Суть описаний Латыниной — это «либидо доминанди». То есть похоть власти. Латынина и сама не считает себя Савонаролой в юбке. Она с очень кислым видом «косит» под морализаторшу. И очень возбуждается, когда начинает критиковать тот или иной объект (Черкесова, абстрактного особиста) с позиций «Гомера зоны». Настоящей криминальной зоны. Это ей нравится.

А не нравится тот, кто недостаточно блатной, недостаточно крутой, недостаточно отмороженный. Она сама — носитель этого идеала? Она себя под главным паханом «чистит, чтобы плыть в революцию дальше»? А кто этот главный крутой пахан? А ну как окажется, что он вовсе не Стенька Разин, а тот же особист, по большому счету?

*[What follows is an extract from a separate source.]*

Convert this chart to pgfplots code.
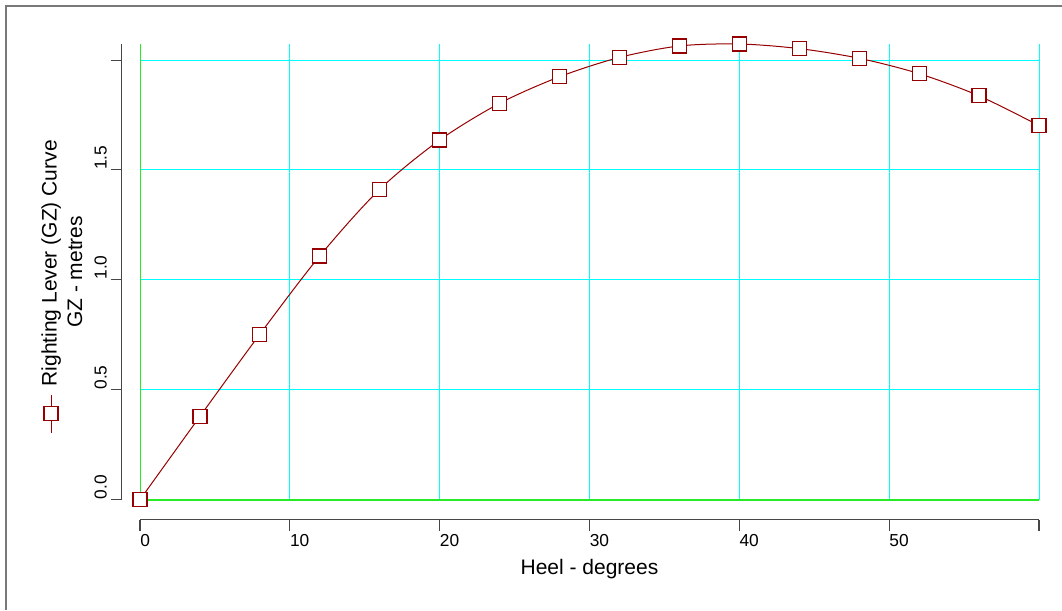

В идеологии должны быть рай и ад. Должно быть райское и адское содержание. Райского содержания в этой идеологии нет. Сахаров и Политковская? Это Сахарову нужен был «самый крутой мужик» в виде позитивного идеала?

Сахаров стал Сахаровым, опираясь на другие идеальные основания нашей культуры. Он выступил против могучего государства в качестве некоего носителя правды. Одинокого, слабого — и бросающего вызов могучей лжи. Таков был миф Сахарова в советском сознании. Наверное, был еще и настоящий Сахаров, находящийся по ту сторону мифа. Вряд ли беспощадно правдивый и сильный только своей слабостью одиночка стал бы одним из корифеев атомного проекта.

Впрочем, политика никогда не тождественна мифу. Слишком сильно она укоренена в далекой от мифа реальности. Как и миф о Робеспьере — якобинском диктаторе, беспощадно и бескомпромиссно отвергающем любую корысть («Неподкупный»), миф о Сахарове важен своим содержанием, влияющим на связь общества с идеалами. Идеалами своей эпохи, «трансэпохальными» идеалами человечества. Идеалы нуждаются в связанных с ним лидерах. А лидеры нуждаются в идеалах.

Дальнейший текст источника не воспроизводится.